There are many resources on campus dedicated to helping you succeed. Give them a try! 

Tutoring: The STEP Tutor Center offers free one-on-one tutoring by appointment in Coe Library as well as drop-in tutoring in the basement of Washakie. Online tutoring is also available. You can learn about these and other tutoring options—as well as supplemental instruction study sessions—at www.uwyo.edu/step

Math and writing centers: The Center for Assistance with Statistics and Mathematics (CASM), located in Ross Hall 029, offers free in-person drop-in tutoring for students enrolled in lower-division mathematics and statistics courses (www.uwyo.edu/mathstats/casm). The Writing Center in Coe Library (and online) can assist at all stages of the writing process, from brainstorming to revising a final draft (www.uwyo.edu/writing-center). 

Bridge and Saddle Up: Students who meet eligibility requirements can take part in summer or fall Bridge preparedness programs (www.uwyo.edu/fallbridge), and all incoming UW students will now take part in the Saddle Up preparedness program (www.uwyo.edu/saddle-up).

Disability Support Services (DSS): Students with disabilities should self-identify with DSS. DSS in turn provides disability-related accommodations such as technical assistance, consultation and resource information (www.uwyo.edu/udss). 

Student Success Services: Student Success Services is part of the TRIO education program funded by the U.S. Department of Education.

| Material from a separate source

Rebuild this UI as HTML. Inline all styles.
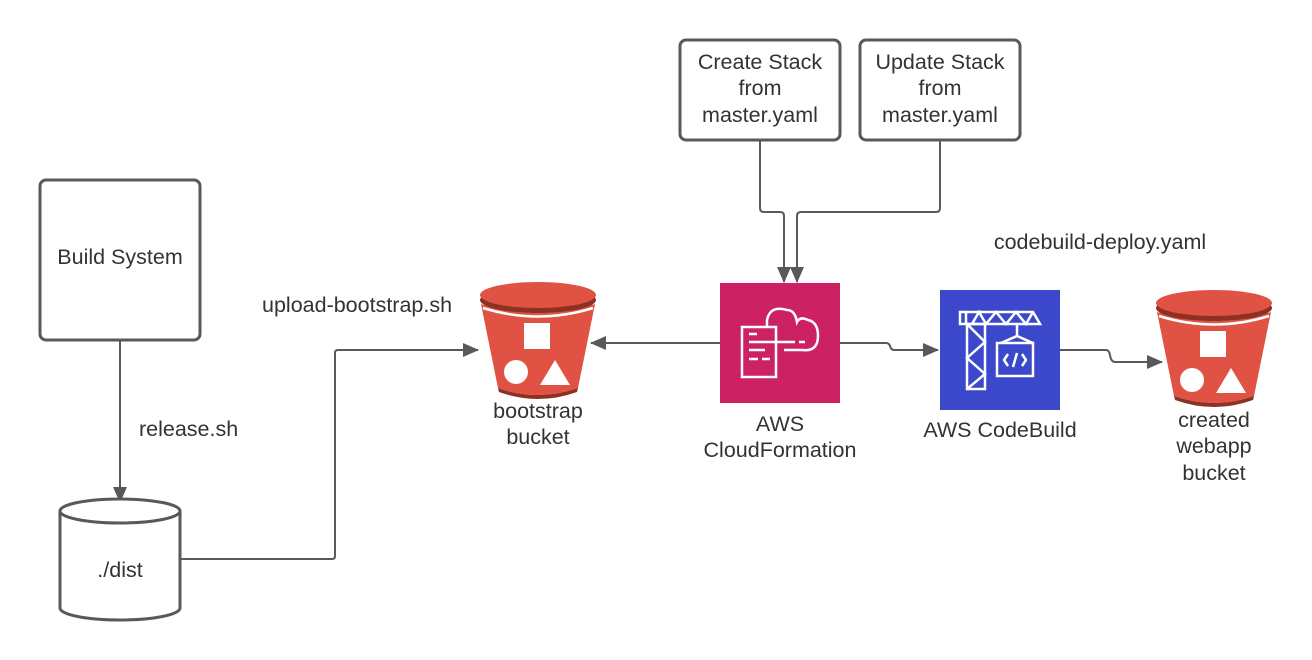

Students who meet certain eligibility requirements—such as first-generation college students, students with limited income and students with disabilities—can access tools for academic success, financial literacy and career planning. (www.uwyo.edu/seo/sss

ACES and college advisers: Students who are in an exploratory track or questioning their degree or career path can visit the Advising, Career and Exploratory Studies Center (www.uwyo.edu/aces). ACES advisers can help you determine your class schedule, find resources, and explore degrees and careers. If you declared a major, you will have a trained adviser within your college who can help you chart your path to graduation. Talk to your adviser about your interests, questions and long-term goals, as well as any concerns you have. 

Cowboy Coaches: Your Cowboy Coach peer mentor is also a great resource for getting organized, finding resources, staying motivated and all other questions (www.uwyo.edu/student-success/cowboy-coaches).